Return each line of the material verbatim.
◆ ◆ ◆ ◆
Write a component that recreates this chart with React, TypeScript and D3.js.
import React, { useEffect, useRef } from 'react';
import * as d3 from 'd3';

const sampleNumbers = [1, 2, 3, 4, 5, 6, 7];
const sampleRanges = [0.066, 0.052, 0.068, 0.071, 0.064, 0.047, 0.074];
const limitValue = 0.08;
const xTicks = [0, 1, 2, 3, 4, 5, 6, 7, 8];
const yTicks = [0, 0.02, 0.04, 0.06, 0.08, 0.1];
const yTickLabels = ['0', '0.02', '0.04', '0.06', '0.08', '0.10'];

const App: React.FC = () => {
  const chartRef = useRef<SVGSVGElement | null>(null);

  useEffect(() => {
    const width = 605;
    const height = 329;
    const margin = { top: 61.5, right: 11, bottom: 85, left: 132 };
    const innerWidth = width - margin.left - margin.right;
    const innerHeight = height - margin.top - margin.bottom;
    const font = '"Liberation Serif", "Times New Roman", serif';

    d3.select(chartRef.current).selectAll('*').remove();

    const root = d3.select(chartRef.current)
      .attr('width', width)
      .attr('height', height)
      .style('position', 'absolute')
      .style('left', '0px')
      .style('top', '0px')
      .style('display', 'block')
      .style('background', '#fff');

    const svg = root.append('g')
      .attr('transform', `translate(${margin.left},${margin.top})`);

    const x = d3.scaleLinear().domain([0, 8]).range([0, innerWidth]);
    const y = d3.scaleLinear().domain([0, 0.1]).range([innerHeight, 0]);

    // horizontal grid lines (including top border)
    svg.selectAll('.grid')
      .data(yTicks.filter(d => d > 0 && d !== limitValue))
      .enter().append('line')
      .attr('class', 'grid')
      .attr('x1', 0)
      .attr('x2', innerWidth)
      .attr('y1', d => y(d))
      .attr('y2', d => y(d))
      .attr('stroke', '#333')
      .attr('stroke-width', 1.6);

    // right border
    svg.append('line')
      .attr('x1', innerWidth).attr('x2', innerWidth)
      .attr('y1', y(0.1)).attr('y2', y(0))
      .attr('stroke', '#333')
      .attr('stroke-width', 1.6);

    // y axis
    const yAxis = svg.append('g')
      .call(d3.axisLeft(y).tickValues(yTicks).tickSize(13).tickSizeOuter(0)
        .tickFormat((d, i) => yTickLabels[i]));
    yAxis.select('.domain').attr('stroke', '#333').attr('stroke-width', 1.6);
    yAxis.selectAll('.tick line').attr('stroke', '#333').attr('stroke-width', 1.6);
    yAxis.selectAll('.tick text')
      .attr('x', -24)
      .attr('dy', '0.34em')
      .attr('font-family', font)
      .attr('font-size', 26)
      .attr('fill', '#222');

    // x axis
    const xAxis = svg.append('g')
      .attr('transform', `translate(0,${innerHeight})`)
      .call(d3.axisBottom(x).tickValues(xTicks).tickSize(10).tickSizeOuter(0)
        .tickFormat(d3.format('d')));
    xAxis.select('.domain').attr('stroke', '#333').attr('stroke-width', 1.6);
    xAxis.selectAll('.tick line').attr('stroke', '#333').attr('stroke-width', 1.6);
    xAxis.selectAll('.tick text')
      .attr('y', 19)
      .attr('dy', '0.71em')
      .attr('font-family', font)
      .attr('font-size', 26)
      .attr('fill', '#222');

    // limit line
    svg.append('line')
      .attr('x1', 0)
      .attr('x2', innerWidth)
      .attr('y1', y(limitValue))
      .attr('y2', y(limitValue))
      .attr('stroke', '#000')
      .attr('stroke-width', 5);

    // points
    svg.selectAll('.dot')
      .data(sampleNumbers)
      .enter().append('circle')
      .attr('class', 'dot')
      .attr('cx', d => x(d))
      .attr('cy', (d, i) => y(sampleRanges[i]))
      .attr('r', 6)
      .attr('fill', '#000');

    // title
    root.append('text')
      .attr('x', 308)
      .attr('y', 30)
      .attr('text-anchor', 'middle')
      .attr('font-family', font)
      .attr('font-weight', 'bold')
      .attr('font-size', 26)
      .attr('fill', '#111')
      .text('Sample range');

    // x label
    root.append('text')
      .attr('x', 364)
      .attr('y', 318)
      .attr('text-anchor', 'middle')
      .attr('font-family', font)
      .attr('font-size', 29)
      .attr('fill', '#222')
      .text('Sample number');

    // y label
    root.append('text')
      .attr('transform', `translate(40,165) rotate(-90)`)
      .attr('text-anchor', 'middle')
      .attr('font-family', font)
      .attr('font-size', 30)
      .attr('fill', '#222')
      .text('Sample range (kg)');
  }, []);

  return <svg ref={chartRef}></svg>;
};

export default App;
◆ ◆ ◆ ◆
__CORRECT RESPONSE__:
Write a component that recreates this chart with React, TypeScript and D3.js.
import React, { useEffect, useRef } from 'react';
import * as d3 from 'd3';

const sampleNumbers = [1, 2, 3, 4, 5, 6, 7];
const sampleRanges = [0.066, 0.052, 0.068, 0.071, 0.064, 0.047, 0.074];
const limitValue = 0.08;
const xTicks = [0, 1, 2, 3, 4, 5, 6, 7, 8];
const yTicks = [0, 0.02, 0.04, 0.06, 0.08, 0.1];
const yTickLabels = ['0', '0.02', '0.04', '0.06', '0.08', '0.10'];

const App: React.FC = () => {
  const chartRef = useRef<SVGSVGElement | null>(null);

  useEffect(() => {
    const width = 605;
    const height = 329;
    const margin = { top: 61.5, right: 11, bottom: 85, left: 132 };
    const innerWidth = width - margin.left - margin.right;
    const innerHeight = height - margin.top - margin.bottom;
    const font = '"Liberation Serif", "Times New Roman", serif';

    d3.select(chartRef.current).selectAll('*').remove();

    const root = d3.select(chartRef.current)
      .attr('width', width)
      .attr('height', height)
      .style('position', 'absolute')
      .style('left', '0px')
      .style('top', '0px')
      .style('display', 'block')
      .style('background', '#fff');

    const svg = root.append('g')
      .attr('transform', `translate(${margin.left},${margin.top})`);

    const x = d3.scaleLinear().domain([0, 8]).range([0, innerWidth]);
    const y = d3.scaleLinear().domain([0, 0.1]).range([innerHeight, 0]);

    // horizontal grid lines (including top border)
    svg.selectAll('.grid')
      .data(yTicks.filter(d => d > 0 && d !== limitValue))
      .enter().append('line')
      .attr('class', 'grid')
      .attr('x1', 0)
      .attr('x2', innerWidth)
      .attr('y1', d => y(d))
      .attr('y2', d => y(d))
      .attr('stroke', '#333')
      .attr('stroke-width', 1.6);

    // right border
    svg.append('line')
      .attr('x1', innerWidth).attr('x2', innerWidth)
      .attr('y1', y(0.1)).attr('y2', y(0))
      .attr('stroke', '#333')
      .attr('stroke-width', 1.6);

    // y axis
    const yAxis = svg.append('g')
      .call(d3.axisLeft(y).tickValues(yTicks).tickSize(13).tickSizeOuter(0)
        .tickFormat((d, i) => yTickLabels[i]));
    yAxis.select('.domain').attr('stroke', '#333').attr('stroke-width', 1.6);
    yAxis.selectAll('.tick line').attr('stroke', '#333').attr('stroke-width', 1.6);
    yAxis.selectAll('.tick text')
      .attr('x', -24)
      .attr('dy', '0.34em')
      .attr('font-family', font)
      .attr('font-size', 26)
      .attr('fill', '#222');

    // x axis
    const xAxis = svg.append('g')
      .attr('transform', `translate(0,${innerHeight})`)
      .call(d3.axisBottom(x).tickValues(xTicks).tickSize(10).tickSizeOuter(0)
        .tickFormat(d3.format('d')));
    xAxis.select('.domain').attr('stroke', '#333').attr('stroke-width', 1.6);
    xAxis.selectAll('.tick line').attr('stroke', '#333').attr('stroke-width', 1.6);
    xAxis.selectAll('.tick text')
      .attr('y', 19)
      .attr('dy', '0.71em')
      .attr('font-family', font)
      .attr('font-size', 26)
      .attr('fill', '#222');

    // limit line
    svg.append('line')
      .attr('x1', 0)
      .attr('x2', innerWidth)
      .attr('y1', y(limitValue))
      .attr('y2', y(limitValue))
      .attr('stroke', '#000')
      .attr('stroke-width', 5);

    // points
    svg.selectAll('.dot')
      .data(sampleNumbers)
      .enter().append('circle')
      .attr('class', 'dot')
      .attr('cx', d => x(d))
      .attr('cy', (d, i) => y(sampleRanges[i]))
      .attr('r', 6)
      .attr('fill', '#000');

    // title
    root.append('text')
      .attr('x', 308)
      .attr('y', 30)
      .attr('text-anchor', 'middle')
      .attr('font-family', font)
      .attr('font-weight', 'bold')
      .attr('font-size', 26)
      .attr('fill', '#111')
      .text('Sample range');

    // x label
    root.append('text')
      .attr('x', 364)
      .attr('y', 318)
      .attr('text-anchor', 'middle')
      .attr('font-family', font)
      .attr('font-size', 29)
      .attr('fill', '#222')
      .text('Sample number');

    // y label
    root.append('text')
      .attr('transform', `translate(40,165) rotate(-90)`)
      .attr('text-anchor', 'middle')
      .attr('font-family', font)
      .attr('font-size', 30)
      .attr('fill', '#222')
      .text('Sample range (kg)');
  }, []);

  return <svg ref={chartRef}></svg>;
};

export default App;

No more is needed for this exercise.